**Work to complete**
Write out the listing below in full and exactly, leaving out every picture.
[BEGIN Recorded information]
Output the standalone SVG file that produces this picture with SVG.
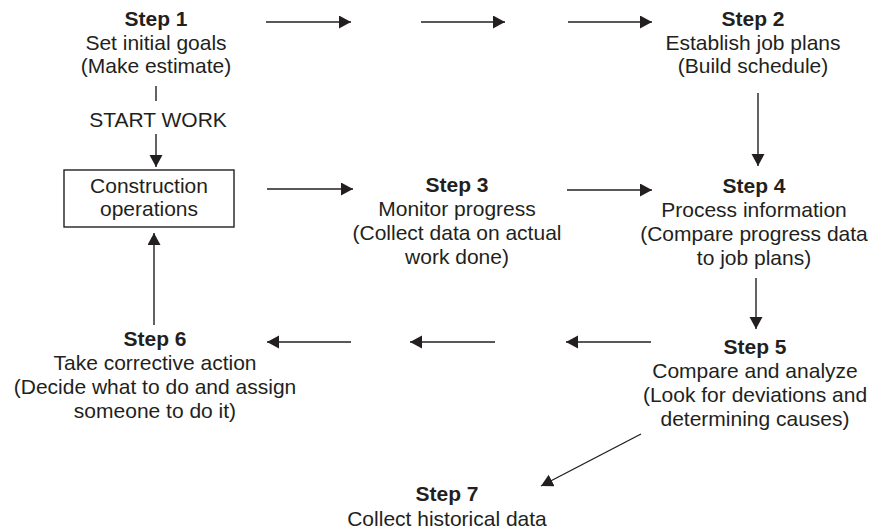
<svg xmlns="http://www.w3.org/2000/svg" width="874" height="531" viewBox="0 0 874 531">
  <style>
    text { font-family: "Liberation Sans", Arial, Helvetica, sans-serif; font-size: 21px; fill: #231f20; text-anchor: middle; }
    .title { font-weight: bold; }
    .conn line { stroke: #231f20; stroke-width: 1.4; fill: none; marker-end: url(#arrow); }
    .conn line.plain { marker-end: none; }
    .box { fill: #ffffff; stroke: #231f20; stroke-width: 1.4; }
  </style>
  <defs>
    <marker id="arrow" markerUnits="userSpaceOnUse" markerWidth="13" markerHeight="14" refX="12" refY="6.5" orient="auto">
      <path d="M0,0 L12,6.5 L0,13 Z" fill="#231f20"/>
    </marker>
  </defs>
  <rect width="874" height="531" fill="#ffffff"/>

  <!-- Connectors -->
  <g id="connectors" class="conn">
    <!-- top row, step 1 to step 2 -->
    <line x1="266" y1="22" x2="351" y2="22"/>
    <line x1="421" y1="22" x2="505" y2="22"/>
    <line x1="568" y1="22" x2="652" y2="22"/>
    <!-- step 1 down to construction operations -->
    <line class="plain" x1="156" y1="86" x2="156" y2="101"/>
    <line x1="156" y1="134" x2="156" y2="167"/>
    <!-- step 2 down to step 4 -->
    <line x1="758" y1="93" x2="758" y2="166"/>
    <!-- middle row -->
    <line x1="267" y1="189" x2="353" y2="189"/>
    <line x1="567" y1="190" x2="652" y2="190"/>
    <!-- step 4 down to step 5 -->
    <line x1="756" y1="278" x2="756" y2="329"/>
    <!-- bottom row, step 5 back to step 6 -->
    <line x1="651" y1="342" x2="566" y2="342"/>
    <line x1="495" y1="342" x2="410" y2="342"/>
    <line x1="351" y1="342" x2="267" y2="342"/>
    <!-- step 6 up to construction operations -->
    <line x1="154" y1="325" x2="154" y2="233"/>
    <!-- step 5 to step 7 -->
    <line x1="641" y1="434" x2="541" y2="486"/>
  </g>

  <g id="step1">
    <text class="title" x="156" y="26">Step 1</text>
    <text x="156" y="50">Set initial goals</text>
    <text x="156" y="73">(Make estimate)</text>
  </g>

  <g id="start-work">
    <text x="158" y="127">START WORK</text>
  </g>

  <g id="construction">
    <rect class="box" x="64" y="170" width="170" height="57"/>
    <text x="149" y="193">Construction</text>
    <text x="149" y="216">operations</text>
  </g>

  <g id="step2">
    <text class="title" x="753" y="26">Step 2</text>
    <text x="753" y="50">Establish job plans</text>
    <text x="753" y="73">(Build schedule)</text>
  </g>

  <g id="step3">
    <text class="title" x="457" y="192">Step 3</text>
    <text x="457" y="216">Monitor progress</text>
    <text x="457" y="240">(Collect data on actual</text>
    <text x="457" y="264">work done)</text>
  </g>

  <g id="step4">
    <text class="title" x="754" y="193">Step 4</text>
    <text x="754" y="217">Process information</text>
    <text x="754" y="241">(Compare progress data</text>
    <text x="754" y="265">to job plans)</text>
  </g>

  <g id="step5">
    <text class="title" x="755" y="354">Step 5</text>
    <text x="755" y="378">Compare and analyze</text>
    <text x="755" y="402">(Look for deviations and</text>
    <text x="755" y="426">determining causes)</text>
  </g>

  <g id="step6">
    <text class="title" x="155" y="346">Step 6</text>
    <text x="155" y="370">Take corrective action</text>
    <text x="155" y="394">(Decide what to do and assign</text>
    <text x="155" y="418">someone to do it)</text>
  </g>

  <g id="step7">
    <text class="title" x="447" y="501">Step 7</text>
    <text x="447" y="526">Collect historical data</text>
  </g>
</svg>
[END Recorded information]
**Finished exercise**
Output the standalone SVG file that produces this picture with SVG.
<svg xmlns="http://www.w3.org/2000/svg" width="874" height="531" viewBox="0 0 874 531">
  <style>
    text { font-family: "Liberation Sans", Arial, Helvetica, sans-serif; font-size: 21px; fill: #231f20; text-anchor: middle; }
    .title { font-weight: bold; }
    .conn line { stroke: #231f20; stroke-width: 1.4; fill: none; marker-end: url(#arrow); }
    .conn line.plain { marker-end: none; }
    .box { fill: #ffffff; stroke: #231f20; stroke-width: 1.4; }
  </style>
  <defs>
    <marker id="arrow" markerUnits="userSpaceOnUse" markerWidth="13" markerHeight="14" refX="12" refY="6.5" orient="auto">
      <path d="M0,0 L12,6.5 L0,13 Z" fill="#231f20"/>
    </marker>
  </defs>
  <rect width="874" height="531" fill="#ffffff"/>

  <!-- Connectors -->
  <g id="connectors" class="conn">
    <!-- top row, step 1 to step 2 -->
    <line x1="266" y1="22" x2="351" y2="22"/>
    <line x1="421" y1="22" x2="505" y2="22"/>
    <line x1="568" y1="22" x2="652" y2="22"/>
    <!-- step 1 down to construction operations -->
    <line class="plain" x1="156" y1="86" x2="156" y2="101"/>
    <line x1="156" y1="134" x2="156" y2="167"/>
    <!-- step 2 down to step 4 -->
    <line x1="758" y1="93" x2="758" y2="166"/>
    <!-- middle row -->
    <line x1="267" y1="189" x2="353" y2="189"/>
    <line x1="567" y1="190" x2="652" y2="190"/>
    <!-- step 4 down to step 5 -->
    <line x1="756" y1="278" x2="756" y2="329"/>
    <!-- bottom row, step 5 back to step 6 -->
    <line x1="651" y1="342" x2="566" y2="342"/>
    <line x1="495" y1="342" x2="410" y2="342"/>
    <line x1="351" y1="342" x2="267" y2="342"/>
    <!-- step 6 up to construction operations -->
    <line x1="154" y1="325" x2="154" y2="233"/>
    <!-- step 5 to step 7 -->
    <line x1="641" y1="434" x2="541" y2="486"/>
  </g>

  <g id="step1">
    <text class="title" x="156" y="26">Step 1</text>
    <text x="156" y="50">Set initial goals</text>
    <text x="156" y="73">(Make estimate)</text>
  </g>

  <g id="start-work">
    <text x="158" y="127">START WORK</text>
  </g>

  <g id="construction">
    <rect class="box" x="64" y="170" width="170" height="57"/>
    <text x="149" y="193">Construction</text>
    <text x="149" y="216">operations</text>
  </g>

  <g id="step2">
    <text class="title" x="753" y="26">Step 2</text>
    <text x="753" y="50">Establish job plans</text>
    <text x="753" y="73">(Build schedule)</text>
  </g>

  <g id="step3">
    <text class="title" x="457" y="192">Step 3</text>
    <text x="457" y="216">Monitor progress</text>
    <text x="457" y="240">(Collect data on actual</text>
    <text x="457" y="264">work done)</text>
  </g>

  <g id="step4">
    <text class="title" x="754" y="193">Step 4</text>
    <text x="754" y="217">Process information</text>
    <text x="754" y="241">(Compare progress data</text>
    <text x="754" y="265">to job plans)</text>
  </g>

  <g id="step5">
    <text class="title" x="755" y="354">Step 5</text>
    <text x="755" y="378">Compare and analyze</text>
    <text x="755" y="402">(Look for deviations and</text>
    <text x="755" y="426">determining causes)</text>
  </g>

  <g id="step6">
    <text class="title" x="155" y="346">Step 6</text>
    <text x="155" y="370">Take corrective action</text>
    <text x="155" y="394">(Decide what to do and assign</text>
    <text x="155" y="418">someone to do it)</text>
  </g>

  <g id="step7">
    <text class="title" x="447" y="501">Step 7</text>
    <text x="447" y="526">Collect historical data</text>
  </g>
</svg>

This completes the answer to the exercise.